David Malouf and the Poetic: His earlier writings
Cambria Press, US$114.99 hb, 304 pp, 9781604979367
David Malouf and the Poetic: His earlier writings by Yvonne Smith
Plenty of novelists begin life as poets. Few, though, have managed to maintain their status as poet–novelists quite so impressively as David Malouf. But even Malouf, in his ‘middle period’, more or less dropped poetry for his ‘big’ novels – The Great World (1990), Remembering Babylon (1993), and The Conversations at Curlow Creek (1996) – before a late return to poetry, kicked off with Typewriter Music (2007). Perhaps appropriately, the last novel that Malouf has so far published, Ransom (2009), is based on a poem: Homer’s Iliad.

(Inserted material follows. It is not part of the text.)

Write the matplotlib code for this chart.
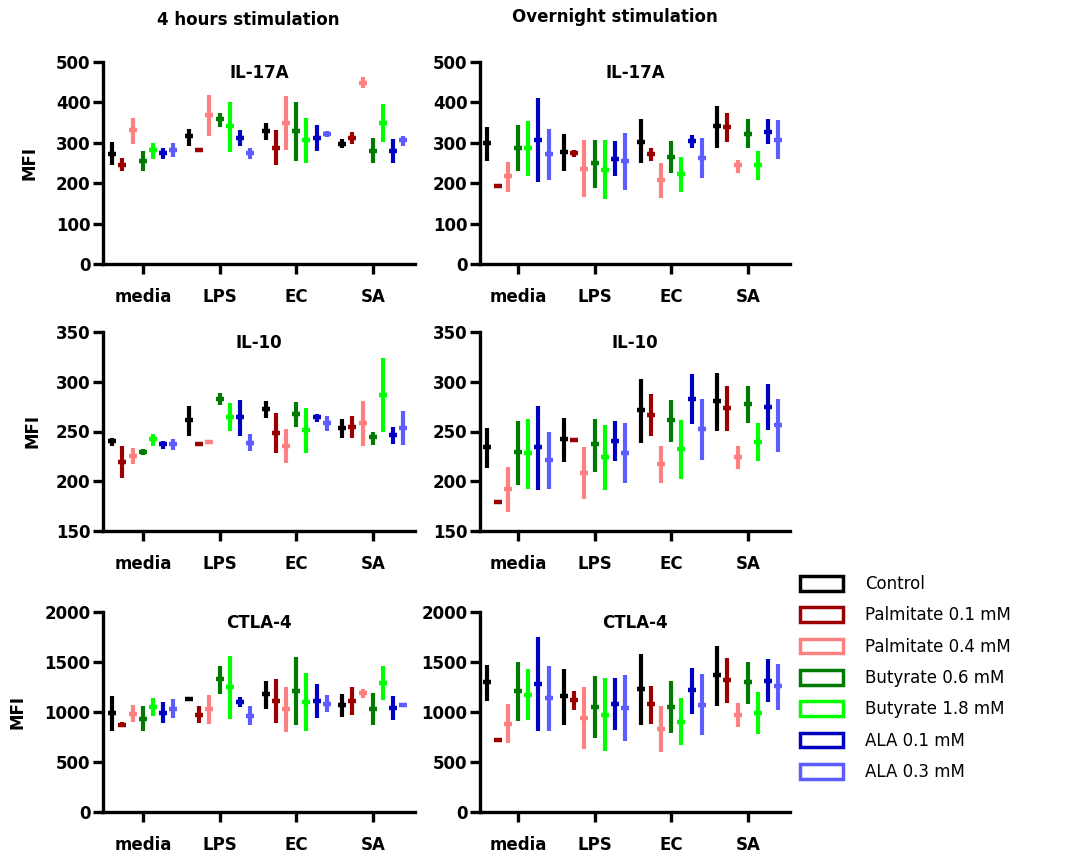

All of this suggests that Yvonne Smith, in this welcome study of Malouf’s early writings, has picked up on a pertinent theme (‘the poetic’) to apply to her subject. Smith’s study covers Malouf’s juvenilia, but is primarily concerned with the first part of his professional career, from his début poetry collection, Bicycle and Other Poems (1970), to the collection of autobiographical essays, 12 Edmondstone Street (1985). The prose fiction of that period ranges from Malouf’s first novel, Johnno (1975), to the collection of stories Antipodes (1985). After something of a slow start – Malouf struggled with the writing of Johnno for more than a decade –the late 1970s to the mid-1980s proved to be extremely fertile, with seven books appearing in as many years.